Saturday, July 5, 2008

Natural Treament of Acute and Chronic Ear Infections in Dogs

Chronic and acute ear infections in dogs can difficult to treat. There are some natural treatment options for dog ear infections and sinus infections.

If you don’t know the signs of an ear infection in your dog, then chances are that you are still familiar with the smell! It is one that once you come across it, you never forget it. Dogs with chronic ear infections are fighting a painful disease that in most cases can be prevented with proper care. Knowing the signs and symptoms of this condition is the first step to eliminating the problem. By knowing your pet and paying attention to their signs you can help make your dog’s ear infections a thing of the past.

There are three distinct parts to your dog’s ear, the outer ear, middle ear, and inner ear. Ear infections are generally caused by a build up of bacteria on the outer ear canal. If left un-cleaned, these bacteria can get out of control and lead to an infection. While this can happen in any breed, some are more at risk than others. Dogs with floppy ears like Cocker Spaniels, Bassett Hounds, or Labs, are in this group as well as dogs with hair that grows in their ears, like Poodles.

The best way to prevent these infections in any breed is to keep the ear area clean and dry. To clean your dog’s ears you first need to obtain a good ear cleaning solution. Your vet can recommend one to you. Fill the ear canal with the cleaner and massage the ears for about 30 seconds. Then carefully clean out any debris with a cotton ball. You may have to repeat this process several times to completely clean the area. When finished allow your dog to shake their head and dry out their ears. Then you can apply any medication your vet has given you.

So how do you know if you have an infection on your hands or not? First you have to know what you are looking for. The biggest thing, and what most people notice right off, is the smell. Your dog will develop a very strong foul odor that originates in their ears. They might also be scratching at or rubbing their ears and head. If you look into the ear you might notice some discharge or redness and swelling, and the area could be painful for you to touch. Also if you notice that your dog is suddenly shaking their head a lot, you should probably have them checked out.

Ear infections can only be diagnosed in the vet’s office. There are many conditions that can cause this same set of symptoms and each one requires a different course of treatment. Your vet will need to take a swab of your dog’s ear and look at it under a microscope. Only then can they tell if the problem is mites, yeast, bacteria, or a more serious underlying problem. Once they have this figured out, then they will set you on the right path to recovery.

The treatment regimen will depend on the cause of your dog’s ear infection. You may be given an oral antibiotic, a cream for the ears, or both, it just depends. Some dogs have to be anesthetized in order to handle the pain of their ears being cleaned and treated. You have to remember that an ear infection can be extremely painful for your dog. It is important to be gentle in treating it.
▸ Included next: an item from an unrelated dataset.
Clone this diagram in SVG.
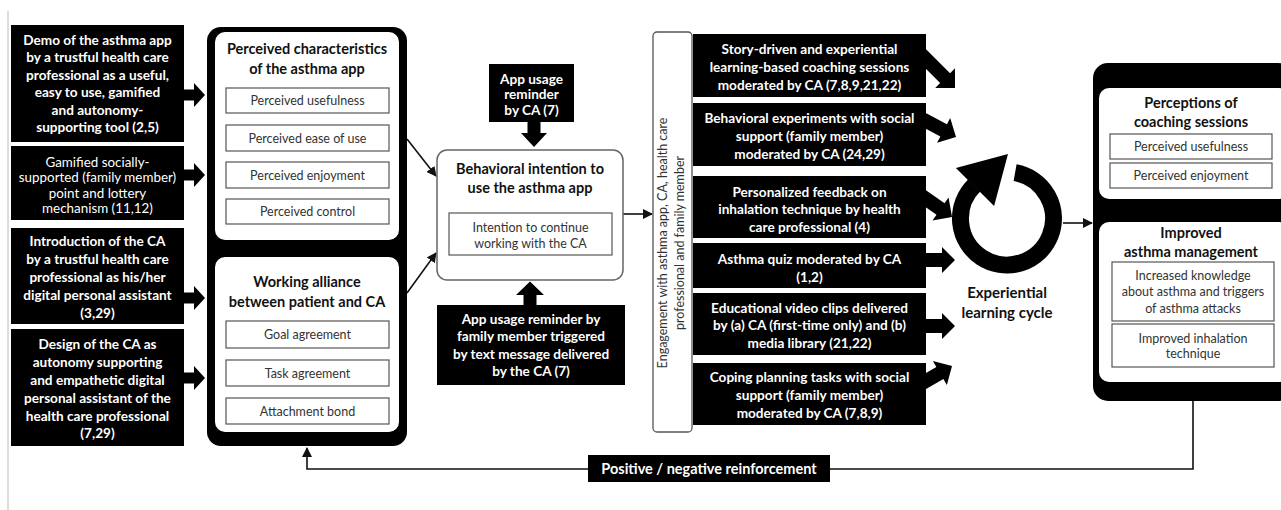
<svg xmlns="http://www.w3.org/2000/svg" width="1281" height="510" viewBox="0 0 1281 510">
<style>
text{font-family:Lato,"Liberation Sans",sans-serif;text-anchor:middle}
.w{fill:#fff;font-size:13.6px;font-weight:bold}
.wn{fill:#fff;font-size:13.4px;font-weight:normal}
.h{fill:#111;font-size:14.5px;font-weight:bold}
.t{fill:#333;font-size:12.5px}
.blk{fill:#000}
.pan{fill:#fff}
.ib{fill:#fff;stroke:#555;stroke-width:1.2}
.con{fill:none;stroke:#111;stroke-width:1.6}
</style>
<defs>
<marker id="ah" viewBox="0 0 10 10" refX="9" refY="5" markerWidth="10" markerHeight="10" markerUnits="userSpaceOnUse" orient="auto">
<path d="M0,0 L10,5 L0,10 Z" fill="#111"/>
</marker>
<path id="la" d="M-22,-5.5 H-11 V-12 L0,0 L-11,12 V5.5 H-22 Z" fill="#000"/>
<path id="ra" d="M-40,-7 H-13 V-13 L0,0 L-13,13 V7 H-40 Z" fill="#000"/>
<path id="rl" d="M-55,-7 H-14 V-14 L0,0 L-14,14 V7 H-55 Z" fill="#000"/>
</defs>
<rect width="1281" height="510" fill="#fff"/>
<line x1="8" y1="11" x2="8" y2="510" stroke="#ddd" stroke-width="2"/>

<g id="connectors">
<line class="con" x1="407" y1="139" x2="436" y2="176" marker-end="url(#ah)"/>
<line class="con" x1="407" y1="293" x2="436" y2="253" marker-end="url(#ah)"/>
<line class="con" x1="623" y1="214" x2="652" y2="214" marker-end="url(#ah)"/>
<line class="con" x1="1063" y1="223" x2="1092" y2="223" marker-end="url(#ah)"/>
<path class="con" d="M1193,401 V469 H307 V448" marker-end="url(#ah)"/>
<use href="#la" x="205" y="95"/>
<use href="#la" x="205" y="175"/>
<use href="#la" x="205" y="298"/>
<use href="#la" x="205" y="378"/>
<path d="M527.5,121 V133 H521 L534,147 L547,133 H540.5 V121 Z" fill="#000"/>
<path d="M523.5,306 V295 H516 L530,281.5 L544,295 H536.5 V306 Z" fill="#000"/>
<use href="#rl" transform="translate(955,88) rotate(45)"/>
<use href="#rl" transform="translate(956,137) rotate(28)"/>
<use href="#rl" transform="translate(952,217) rotate(35)"/>
<use href="#ra" transform="translate(955,260)"/>
<use href="#ra" transform="translate(955,326)"/>
<use href="#rl" transform="translate(952,366) rotate(-30)"/>
</g>

<g id="demo">
<rect class="blk" x="11" y="25" width="173" height="117"/>
<text class="w" x="97.5" y="44.5">Demo of the asthma app</text>
<text class="w" x="97.5" y="62">by a trustful health care</text>
<text class="w" x="97.5" y="79.5">professional as a useful,</text>
<text class="w" x="97.5" y="97">easy to use, gamified</text>
<text class="w" x="97.5" y="114.5">and autonomy-</text>
<text class="w" x="97.5" y="132">supporting tool (2,5)</text>
</g>
<g id="gamified">
<rect class="blk" x="11" y="146" width="173" height="74"/>
<text class="wn" x="97.5" y="166.5">Gamified socially-</text>
<text class="wn" x="97.5" y="182">supported (family member)</text>
<text class="wn" x="97.5" y="197.5">point and lottery</text>
<text class="wn" x="97.5" y="213">mechanism (11,12)</text>
</g>
<g id="introduction">
<rect class="blk" x="11" y="228" width="173" height="96"/>
<text class="w" x="97.5" y="245.5">Introduction of the CA</text>
<text class="w" x="97.5" y="263.5">by a trustful health care</text>
<text class="w" x="97.5" y="281.5">professional as his/her</text>
<text class="w" x="97.5" y="299.5">digital personal assistant</text>
<text class="w" x="97.5" y="317.5">(3,29)</text>
</g>
<g id="design">
<rect class="blk" x="11" y="329" width="173" height="117"/>
<text class="w" x="97.5" y="348.5">Design of the CA as</text>
<text class="w" x="97.5" y="366.5">autonomy supporting</text>
<text class="w" x="97.5" y="384.5">and empathetic digital</text>
<text class="w" x="97.5" y="402.5">personal assistant of the</text>
<text class="w" x="97.5" y="420.5">health care professional</text>
<text class="w" x="97.5" y="437.5">(7,29)</text>
</g>

<g id="determinants">
<rect class="blk" x="207" y="27" width="200" height="419" rx="14"/>
<rect class="pan" x="215" y="32" width="184" height="208" rx="10"/>
<text class="h" x="307" y="54">Perceived characteristics</text>
<text class="h" x="307" y="74">of the asthma app</text>
<rect class="ib" x="226" y="88" width="163" height="25"/>
<text class="t" x="307.5" y="105">Perceived usefulness</text>
<rect class="ib" x="226" y="125" width="163" height="26"/>
<text class="t" x="307.5" y="142.5">Perceived ease of use</text>
<rect class="ib" x="226" y="162" width="163" height="26"/>
<text class="t" x="307.5" y="179.5">Perceived enjoyment</text>
<rect class="ib" x="226" y="199" width="163" height="25"/>
<text class="t" x="307.5" y="216">Perceived control</text>
<rect class="pan" x="215" y="257" width="184" height="175" rx="10"/>
<text class="h" x="307" y="287">Working alliance</text>
<text class="h" x="307" y="307">between patient and CA</text>
<rect class="ib" x="226" y="321" width="163" height="27"/>
<text class="t" x="307.5" y="339">Goal agreement</text>
<rect class="ib" x="226" y="360" width="163" height="26"/>
<text class="t" x="307.5" y="377.5">Task agreement</text>
<rect class="ib" x="226" y="398" width="163" height="26"/>
<text class="t" x="307.5" y="415.5">Attachment bond</text>
</g>

<g id="reminder-ca">
<rect class="blk" x="489" y="64" width="85" height="58"/>
<text class="w" x="531.5" y="83.5">App usage</text>
<text class="w" x="531.5" y="99">reminder</text>
<text class="w" x="531.5" y="114.5">by CA (7)</text>
</g>

<g id="intention">
<rect x="437" y="150" width="186" height="130" rx="10" fill="#fff" stroke="#666" stroke-width="1.5"/>
<text class="h" x="530" y="173.5">Behavioral intention to</text>
<text class="h" x="530" y="192.5">use the asthma app</text>
<rect class="ib" x="449" y="213" width="163" height="42"/>
<text class="t" x="530.5" y="231.5">Intention to continue</text>
<text class="t" x="530.5" y="247.5">working with the CA</text>
</g>

<g id="reminder-family">
<rect class="blk" x="437" y="305" width="188" height="80"/>
<text class="w" x="531" y="323.5">App usage reminder by</text>
<text class="w" x="531" y="341">family member triggered</text>
<text class="w" x="531" y="358.5">by text message delivered</text>
<text class="w" x="531" y="375.5">by the CA (7)</text>
</g>

<g id="engagement">
<rect x="653" y="32" width="39" height="400" rx="4" fill="#fff" stroke="#555" stroke-width="1.3"/>
<g transform="translate(672,243) rotate(-90)">
<text class="t" x="0" y="-5">Engagement with asthma app, CA, health care</text>
<text class="t" x="0" y="12">professional and family member</text>
</g>
</g>

<g id="story">
<rect class="blk" x="693" y="34" width="233" height="63"/>
<text class="w" x="809.5" y="53.5">Story-driven and experiential</text>
<text class="w" x="809.5" y="71.5">learning-based coaching sessions</text>
<text class="w" x="809.5" y="89.5">moderated by CA (7,8,9,21,22)</text>
</g>
<g id="experiments">
<rect class="blk" x="693" y="103" width="233" height="63"/>
<text class="w" x="809.5" y="122.5">Behavioral experiments with social</text>
<text class="w" x="809.5" y="140.5">support (family member)</text>
<text class="w" x="809.5" y="158.5">moderated by CA (24,29)</text>
</g>
<g id="feedback">
<rect class="blk" x="693" y="176" width="233" height="62"/>
<text class="w" x="809.5" y="196.5">Personalized feedback on</text>
<text class="w" x="809.5" y="213.5">inhalation technique by health</text>
<text class="w" x="809.5" y="231.5">care professional (4)</text>
</g>
<g id="quiz">
<rect class="blk" x="693" y="243" width="233" height="45"/>
<text class="w" x="809.5" y="263.5">Asthma quiz moderated by CA</text>
<text class="w" x="809.5" y="281.5">(1,2)</text>
</g>
<g id="video">
<rect class="blk" x="693" y="293" width="233" height="62"/>
<text class="w" x="809.5" y="312.5">Educational video clips delivered</text>
<text class="w" x="809.5" y="329.5">by (a) CA (first-time only) and (b)</text>
<text class="w" x="809.5" y="347.5">media library (21,22)</text>
</g>
<g id="coping">
<rect class="blk" x="693" y="363" width="233" height="62"/>
<text class="w" x="809.5" y="381.5">Coping planning tasks with social</text>
<text class="w" x="809.5" y="399.5">support (family member)</text>
<text class="w" x="809.5" y="417.5">moderated by CA (7,8,9)</text>
</g>

<g id="cycle">
<path d="M1015.1,172.7 A46.5,46.5 0 1 1 974.1,185.6" fill="none" stroke="#000" stroke-width="17"/>
<polygon points="955.9,167.9 1008,154 994.1,206.1" fill="#000"/>
<text class="h" x="1007" y="298" style="font-size:15px">Experiential</text>
<text class="h" x="1007" y="318" style="font-size:15px">learning cycle</text>
</g>

<g id="outcomes">
<rect class="blk" x="1093" y="63" width="200" height="338" rx="15"/>
<rect class="pan" x="1099" y="88" width="190" height="111" rx="10"/>
<text class="h" x="1191" y="108">Perceptions of</text>
<text class="h" x="1191" y="127">coaching sessions</text>
<rect class="ib" x="1110" y="134" width="162" height="25"/>
<text class="t" x="1191" y="151">Perceived usefulness</text>
<rect class="ib" x="1110" y="163" width="162" height="25"/>
<text class="t" x="1191" y="180">Perceived enjoyment</text>
<rect class="pan" x="1099" y="222" width="190" height="160" rx="10"/>
<text class="h" x="1191" y="238">Improved</text>
<text class="h" x="1191" y="257">asthma management</text>
<rect class="ib" x="1112" y="262" width="162" height="59"/>
<text class="t" x="1193" y="279.5">Increased knowledge</text>
<text class="t" x="1193" y="295.5">about asthma and triggers</text>
<text class="t" x="1193" y="312.5">of asthma attacks</text>
<rect class="ib" x="1112" y="324" width="162" height="43"/>
<text class="t" x="1193" y="342.5">Improved inhalation</text>
<text class="t" x="1193" y="357.5">technique</text>
</g>

<g id="reinforcement">
<rect class="blk" x="588" y="455" width="242" height="27"/>
<text class="w" x="709" y="474" style="font-size:14.5px">Positive / negative reinforcement</text>
</g>
</svg>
One school of thought around the treatment of ear infections is found in the area of natural cures. There are some very well researched homeopathic remedies such as PetAlive Ear Dr. available on the market that show as good if not better results then what you can get with a prescription. These options use natural herbs and extracts to heal the infection from the source, as well as preventing its spread from one pet to another. While natural cures may not be some pet owners first choice, there is too much strong data there to ignore this option. Make sure that you bring it up when you speak with your vet, because in the long run it might just be better for you and your dog! Homeopathic and natural remedies are increasing in popularity for most pet health issues.

If you follow the vet’s instructions then your pet should make a full recovery. But, if you don’t find and treat the cause of the infection then it will be back before you know it. Take the time to clean your pet’s ears regularly and work with your vet to find the cause. Curing the cause will make both you and your dog much happier in the end.